INFORMATION SUPPLIED ▸
%%

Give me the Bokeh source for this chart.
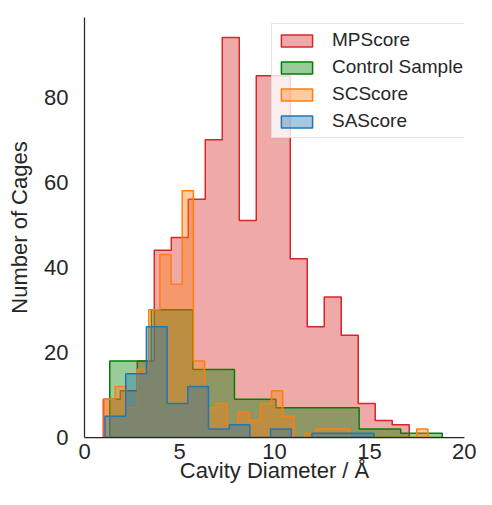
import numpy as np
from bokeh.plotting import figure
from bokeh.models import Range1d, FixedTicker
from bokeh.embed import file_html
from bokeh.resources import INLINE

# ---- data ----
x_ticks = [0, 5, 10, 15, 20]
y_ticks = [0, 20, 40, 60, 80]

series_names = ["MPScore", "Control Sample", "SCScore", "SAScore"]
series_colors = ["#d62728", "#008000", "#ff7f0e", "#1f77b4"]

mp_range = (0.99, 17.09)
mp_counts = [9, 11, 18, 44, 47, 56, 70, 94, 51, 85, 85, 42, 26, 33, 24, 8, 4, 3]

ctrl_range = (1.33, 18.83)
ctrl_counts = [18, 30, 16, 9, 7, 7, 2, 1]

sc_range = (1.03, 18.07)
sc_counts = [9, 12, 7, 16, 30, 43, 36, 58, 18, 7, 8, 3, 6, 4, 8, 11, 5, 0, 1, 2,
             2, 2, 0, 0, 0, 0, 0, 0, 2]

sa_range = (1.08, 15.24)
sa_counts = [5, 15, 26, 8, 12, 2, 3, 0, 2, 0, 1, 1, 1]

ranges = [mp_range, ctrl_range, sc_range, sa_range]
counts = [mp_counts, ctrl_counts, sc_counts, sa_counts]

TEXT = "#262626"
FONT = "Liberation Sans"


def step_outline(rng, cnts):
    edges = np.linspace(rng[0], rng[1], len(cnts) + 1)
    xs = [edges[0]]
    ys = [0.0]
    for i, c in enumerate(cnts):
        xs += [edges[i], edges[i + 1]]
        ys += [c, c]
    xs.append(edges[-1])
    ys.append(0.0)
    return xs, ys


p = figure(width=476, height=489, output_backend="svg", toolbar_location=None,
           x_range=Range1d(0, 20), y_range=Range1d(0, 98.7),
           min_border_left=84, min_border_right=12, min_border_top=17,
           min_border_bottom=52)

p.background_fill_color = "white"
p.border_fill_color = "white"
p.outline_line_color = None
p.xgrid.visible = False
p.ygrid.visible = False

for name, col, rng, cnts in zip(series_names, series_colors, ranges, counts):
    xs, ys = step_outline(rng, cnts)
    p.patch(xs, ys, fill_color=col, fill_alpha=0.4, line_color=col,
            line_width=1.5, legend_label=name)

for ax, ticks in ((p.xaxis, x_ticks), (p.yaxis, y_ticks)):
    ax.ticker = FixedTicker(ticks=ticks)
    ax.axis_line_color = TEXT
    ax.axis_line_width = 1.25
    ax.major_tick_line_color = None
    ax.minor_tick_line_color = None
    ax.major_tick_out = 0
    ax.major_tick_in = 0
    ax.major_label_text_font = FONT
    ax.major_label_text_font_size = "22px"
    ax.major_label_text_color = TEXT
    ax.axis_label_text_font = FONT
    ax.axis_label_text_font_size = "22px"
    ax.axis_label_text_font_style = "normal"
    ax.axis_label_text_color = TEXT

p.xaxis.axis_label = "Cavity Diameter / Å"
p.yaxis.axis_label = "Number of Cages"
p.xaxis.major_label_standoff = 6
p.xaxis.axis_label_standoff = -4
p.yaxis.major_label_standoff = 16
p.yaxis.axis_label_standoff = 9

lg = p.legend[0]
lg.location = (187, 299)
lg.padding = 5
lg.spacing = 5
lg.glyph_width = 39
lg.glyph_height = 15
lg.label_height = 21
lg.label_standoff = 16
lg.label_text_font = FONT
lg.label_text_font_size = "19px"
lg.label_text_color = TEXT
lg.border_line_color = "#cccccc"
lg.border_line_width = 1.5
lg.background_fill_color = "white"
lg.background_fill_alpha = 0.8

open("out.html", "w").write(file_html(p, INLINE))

%%

EXERCISE PROMPT ▸
Return the material line for line, from its beginning to the line that contains "y_ticks = [0, 20, 40, 60, 80]", with the pictures left out.

ANSWER TO THE PROBLEM ▸
Give me the Bokeh source for this chart.
import numpy as np
from bokeh.plotting import figure
from bokeh.models import Range1d, FixedTicker
from bokeh.embed import file_html
from bokeh.resources import INLINE

# ---- data ----
x_ticks = [0, 5, 10, 15, 20]
y_ticks = [0, 20, 40, 60, 80]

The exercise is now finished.